Undergraduate Seminar: Photography, Archaeology and Maya Ruins: the Frenchman Désiré Charnay in Mexico
Lisa Trever, Darcy Grimaldo Grigsby
This seminar will focus on the extraordinary photographs of Mexico by the French nineteenth-century photographer Désiré Charnay during his first voyage of 1857-1861. Already an experienced photographer (he took up the medium in 1853 in Paris), he photographed Maya ruins in Yucatán (Izamal, Uxmal, Chichén Itzá), Oaxaca (Mitla), and Chiapas (Palenque), which he published as the atlas to his Cités et ruines américaines in 1862. To make these photographs he had to hire locals to help transport two tons of equipment and also to hack away dense forest and undergrowth hiding the monuments. Bancroft Library holds Charnay’s photographs and we will meet in their seminar room in order to study them intensively.

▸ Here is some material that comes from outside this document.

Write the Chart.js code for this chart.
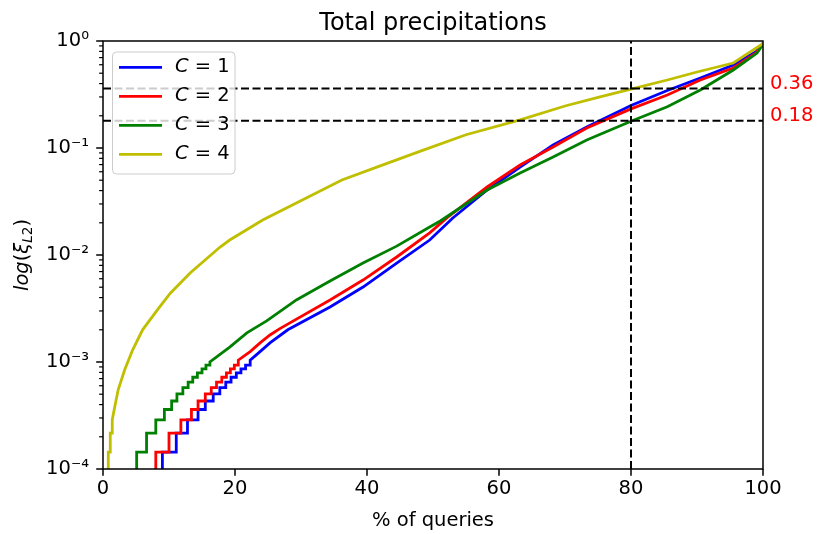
<!DOCTYPE html>
<html>
<head>
<meta charset="utf-8">
<script src="https://cdn.jsdelivr.net/npm/chart.js@4"></script>
<style>
  html, body { margin: 0; padding: 0; background: #fff; }
</style>
</head>
<body>
<canvas id="chart" width="817" height="534"></canvas>
<script>
// series (x = % of queries, y = error)
const chartTitle = 'Total precipitations';
const seriesLabels = ['C = 1', 'C = 2', 'C = 3', 'C = 4'];
const seriesColors = ['#0000ff', '#ff0000', '#008000', '#bfbf00'];

const xC1 = [9.0, 9.0, 11.1, 11.1, 12.8, 12.8, 14.4, 14.4, 15.5, 15.5, 16.7, 16.7, 17.7, 17.7, 18.6, 18.6, 19.4, 19.4, 20.2, 20.2, 20.9, 20.9, 21.6, 21.6, 22.3, 22.3,
  23.8, 25.3, 28.0, 34.4, 39.4, 44.5, 49.5, 53.0, 58.2, 63.2, 68.2, 73.3, 80.0, 85.5, 90.5, 95.5, 99.0, 100];
const yC1 = [9e-5, 1.44e-4, 1.44e-4, 2.16e-4, 2.16e-4, 2.88e-4, 2.88e-4, 3.6e-4, 3.6e-4, 4.32e-4, 4.32e-4, 5.04e-4, 5.04e-4, 5.76e-4, 5.76e-4, 6.48e-4, 6.48e-4, 7.2e-4, 7.2e-4, 7.92e-4, 7.92e-4, 8.64e-4, 8.64e-4, 9.36e-4, 9.36e-4, 1.04e-3,
  1.25e-3, 1.51e-3, 2.0e-3, 3.27e-3, 5.02e-3, 8.41e-3, 1.38e-2, 2.22e-2, 4.05e-2, 6.64e-2, 0.107, 0.157, 0.25, 0.345, 0.451, 0.597, 0.80, 0.95];

const xC2 = [8.0, 8.0, 10.0, 10.0, 11.8, 11.8, 13.4, 13.4, 14.4, 14.4, 15.5, 15.5, 16.4, 16.4, 17.2, 17.2, 18.0, 18.0, 18.7, 18.7, 19.3, 19.3, 19.9, 19.9, 20.5, 20.5,
  22.3, 23.8, 25.3, 26.8, 34.4, 39.4, 44.5, 49.5, 52.1, 58.2, 63.2, 68.2, 73.3, 80.0, 85.5, 90.5, 95.5, 99.0, 100];
const yC2 = [9e-5, 1.44e-4, 1.44e-4, 2.16e-4, 2.16e-4, 2.88e-4, 2.88e-4, 3.6e-4, 3.6e-4, 4.32e-4, 4.32e-4, 5.04e-4, 5.04e-4, 5.76e-4, 5.76e-4, 6.48e-4, 6.48e-4, 7.2e-4, 7.2e-4, 7.92e-4, 7.92e-4, 8.64e-4, 8.64e-4, 9.36e-4, 9.36e-4, 1.04e-3,
  1.25e-3, 1.51e-3, 1.79e-3, 2.05e-3, 3.8e-3, 5.83e-3, 9.58e-3, 1.61e-2, 2.22e-2, 4.32e-2, 6.93e-2, 0.102, 0.154, 0.232, 0.313, 0.432, 0.56, 0.78, 0.95];

const xC3 = [5.1, 5.1, 6.6, 6.6, 8.0, 8.0, 9.3, 9.3, 10.4, 10.4, 11.2, 11.2, 12.1, 12.1, 12.9, 12.9, 13.6, 13.6, 14.3, 14.3, 15.0, 15.0, 15.6, 15.6, 16.2, 16.2,
  19.2, 21.8, 24.8, 29.3, 34.4, 39.4, 44.5, 49.5, 51.1, 58.2, 63.2, 68.2, 73.3, 80.0, 85.5, 90.5, 95.5, 99.1, 100];
const yC3 = [9e-5, 1.44e-4, 1.44e-4, 2.16e-4, 2.16e-4, 2.88e-4, 2.88e-4, 3.6e-4, 3.6e-4, 4.32e-4, 4.32e-4, 5.04e-4, 5.04e-4, 5.76e-4, 5.76e-4, 6.48e-4, 6.48e-4, 7.2e-4, 7.2e-4, 7.92e-4, 7.92e-4, 8.64e-4, 8.64e-4, 9.36e-4, 9.36e-4, 1.0e-3,
  1.38e-3, 1.87e-3, 2.42e-3, 3.8e-3, 5.71e-3, 8.41e-3, 1.21e-2, 1.83e-2, 2.08e-2, 4.05e-2, 5.84e-2, 8.24e-2, 0.119, 0.178, 0.243, 0.348, 0.536, 0.772, 0.93];

const xC4 = [0.8, 0.8, 1.1, 1.1, 1.4, 1.4, 1.7, 2.3, 3.3, 4.5, 6.0, 8.3, 10.2, 13.2, 17.7, 19.2, 24.2, 29.3, 36.2, 42.0, 48.0, 55.0, 63.2, 70.0, 75.3, 80.0, 85.5, 90.0, 95.5, 99.8, 100];
const yC4 = [9e-5, 1.44e-4, 1.44e-4, 2.16e-4, 2.16e-4, 2.88e-4, 3.6e-4, 5.5e-4, 8.5e-4, 1.3e-3, 2.0e-3, 3.1e-3, 4.4e-3, 6.8e-3, 1.18e-2, 1.38e-2, 2.12e-2, 3.06e-2, 5.02e-2, 0.068, 9.3e-2, 0.133, 0.183, 0.247, 0.30, 0.355, 0.432, 0.513, 0.623, 0.93, 0.96];

const refLevels = [0.36, 0.18];
const refQuery = 80;
const xTicks = [0, 20, 40, 60, 80, 100];
const yDecades = [1e-4, 1e-3, 1e-2, 1e-1, 1];
const yTickLabels = ['10⁻⁴', '10⁻³', '10⁻²', '10⁻¹', '10⁰'];

const FONT = "'DejaVu Sans', sans-serif";
Chart.defaults.font.family = FONT;
Chart.defaults.color = '#000';

function pts(xs, ys) { return xs.map((x, i) => ({ x: x, y: ys[i] })); }

function seg(ctx, x1, y1, x2, y2) {
  ctx.beginPath(); ctx.moveTo(x1, y1); ctx.lineTo(x2, y2); ctx.stroke();
}

const curves = [[xC1, yC1], [xC2, yC2], [xC3, yC3], [xC4, yC4]].map(function (s, i) {
  return {
    label: seriesLabels[i],
    data: pts(s[0], s[1]),
    borderColor: seriesColors[i],
    borderWidth: 2.8,
    pointRadius: 0,
    tension: 0,
    fill: false,
    order: 4 - i,
    clip: 0
  };
});

const guides = refLevels.map(v => ({
  label: '',
  data: [{ x: 0, y: v }, { x: 100, y: v }],
  borderColor: '#000', borderWidth: 2, borderDash: [8, 3.5],
  pointRadius: 0, order: 0, clip: 0
}));
guides.push({
  label: '',
  data: [{ x: refQuery, y: 1e-4 }, { x: refQuery, y: 1 }],
  borderColor: '#000', borderWidth: 2, borderDash: [8, 3.5],
  pointRadius: 0, order: 0, clip: 0
});

// title, frame, tick marks, legend box, red level labels, y label with subscript
const decor = {
  id: 'decor',
  afterDatasetsDraw(chart) {
    const { ctx, chartArea: a, scales: { x, y } } = chart;
    ctx.save();

    ctx.fillStyle = '#000';
    ctx.font = '24px ' + FONT;
    ctx.textAlign = 'center';
    ctx.textBaseline = 'alphabetic';
    ctx.fillText(chartTitle, (a.left + a.right) / 2, 30);

    ctx.strokeStyle = '#000';
    ctx.lineWidth = 1.2;
    for (let d = 0; d < yDecades.length - 1; d++) {
      for (let m = 2; m <= 9; m++) {
        const py = y.getPixelForValue(yDecades[d] * m);
        seg(ctx, a.left - 3.9, py, a.left, py);
      }
    }
    ctx.lineWidth = 1.5;
    yDecades.forEach(v => {
      const py = y.getPixelForValue(v);
      seg(ctx, a.left - 6.8, py, a.left, py);
    });
    xTicks.forEach(v => {
      const px = x.getPixelForValue(v);
      seg(ctx, px, a.bottom, px, a.bottom + 6.8);
    });
    ctx.strokeRect(a.left, a.top, a.right - a.left, a.bottom - a.top);

    // red labels beside the dashed levels
    ctx.fillStyle = '#ff0000';
    ctx.font = '19.5px ' + FONT;
    ctx.textAlign = 'left';
    ctx.textBaseline = 'middle';
    refLevels.forEach(v => ctx.fillText(v.toFixed(2), a.right + 7, y.getPixelForValue(v) - 4.5));

    // legend
    const lx = a.left + 9.5, ly = a.top + 11, lw = 122.5, lh = 122, r = 4;
    ctx.beginPath();
    ctx.moveTo(lx + r, ly);
    ctx.lineTo(lx + lw - r, ly); ctx.quadraticCurveTo(lx + lw, ly, lx + lw, ly + r);
    ctx.lineTo(lx + lw, ly + lh - r); ctx.quadraticCurveTo(lx + lw, ly + lh, lx + lw - r, ly + lh);
    ctx.lineTo(lx + r, ly + lh); ctx.quadraticCurveTo(lx, ly + lh, lx, ly + lh - r);
    ctx.lineTo(lx, ly + r); ctx.quadraticCurveTo(lx, ly, lx + r, ly);
    ctx.closePath();
    ctx.fillStyle = 'rgba(255,255,255,0.8)';
    ctx.fill();
    ctx.strokeStyle = '#cccccc';
    ctx.lineWidth = 1;
    ctx.stroke();
    curves.forEach((ds, i) => {
      const ry = ly + 15.3 + i * 29;
      ctx.strokeStyle = ds.borderColor;
      ctx.lineWidth = 2.8;
      seg(ctx, lx + 6.5, ry, lx + 49.5, ry);
      const sym = ds.label.charAt(0), rest = ds.label.slice(1);
      ctx.fillStyle = '#000';
      ctx.font = 'italic 19.5px ' + FONT;
      ctx.fillText(sym, lx + 62.5, ry);
      const w = ctx.measureText(sym).width;
      ctx.font = '19.5px ' + FONT;
      ctx.fillText(rest, lx + 62.5 + w, ry);
    });

    // y axis label log(ξ_L2)
    const parts = [
      ['log', 'italic 19.5px ', 0], ['(', '19.5px ', 0], ['ξ', 'italic 19.5px ', 0],
      ['L', 'italic 13.6px ', 4], ['2', '13.6px ', 4], [')', '19.5px ', 0]
    ];
    ctx.translate(22, (a.top + a.bottom) / 2);
    ctx.rotate(-Math.PI / 2);
    ctx.textBaseline = 'alphabetic';
    let total = 0;
    parts.forEach(p => { ctx.font = p[1] + FONT; total += ctx.measureText(p[0]).width; });
    let cx = -total / 2;
    ctx.fillStyle = '#000';
    parts.forEach(p => {
      ctx.font = p[1] + FONT;
      ctx.fillText(p[0], cx, 6 + p[2]);
      cx += ctx.measureText(p[0]).width;
    });
    ctx.restore();
  }
};

new Chart(document.getElementById('chart'), {
  type: 'line',
  data: { datasets: curves.concat(guides) },
  options: {
    responsive: false,
    animation: false,
    layout: { padding: { left: 0, right: 54, top: 41, bottom: 0 } },
    plugins: {
      legend: { display: false },
      tooltip: { enabled: false },
      title: { display: false }
    },
    scales: {
      x: {
        type: 'linear',
        min: 0, max: 100,
        afterBuildTicks: s => { s.ticks = xTicks.map(v => ({ value: v })); },
        afterFit: s => { s.height = 65; },
        grid: { display: false, drawTicks: false },
        border: { display: false },
        ticks: { font: { size: 19.5 }, padding: 8, maxRotation: 0, autoSkip: false },
        title: { display: true, text: '% of queries', font: { size: 19.5 }, padding: { top: 0, bottom: 1 } }
      },
      y: {
        type: 'logarithmic',
        min: 1e-4, max: 1,
        afterBuildTicks: s => { s.ticks = yDecades.map(v => ({ value: v })); },
        afterFit: s => { s.width = 103; },
        grid: { display: false, drawTicks: false },
        border: { display: false },
        ticks: {
          font: { size: 19.5 }, padding: 14, autoSkip: false,
          callback: v => yTickLabels[yDecades.indexOf(v)]
        }
      }
    }
  },
  plugins: [decor]
});
</script>
</body>
</html>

Among topics to be examined are the differences between graphic illustrations and photographs, the history of representations of Maya and pre-Hispanic Mexican culture and monuments, the early history of Mexican archaeology, illustrated travel accounts, the colonial role of photography in the nineteenth-century, archaeology’s reliance on different visual media, and the history of racial typologies.
We are organizing this as an undergraduate seminar, but encourage interested graduate students to enroll. Reading knowledge of French and/or Spanish is ideal, but not a prerequisite.
Interested students must attend the first meeting; enrollment is by instructor approval only.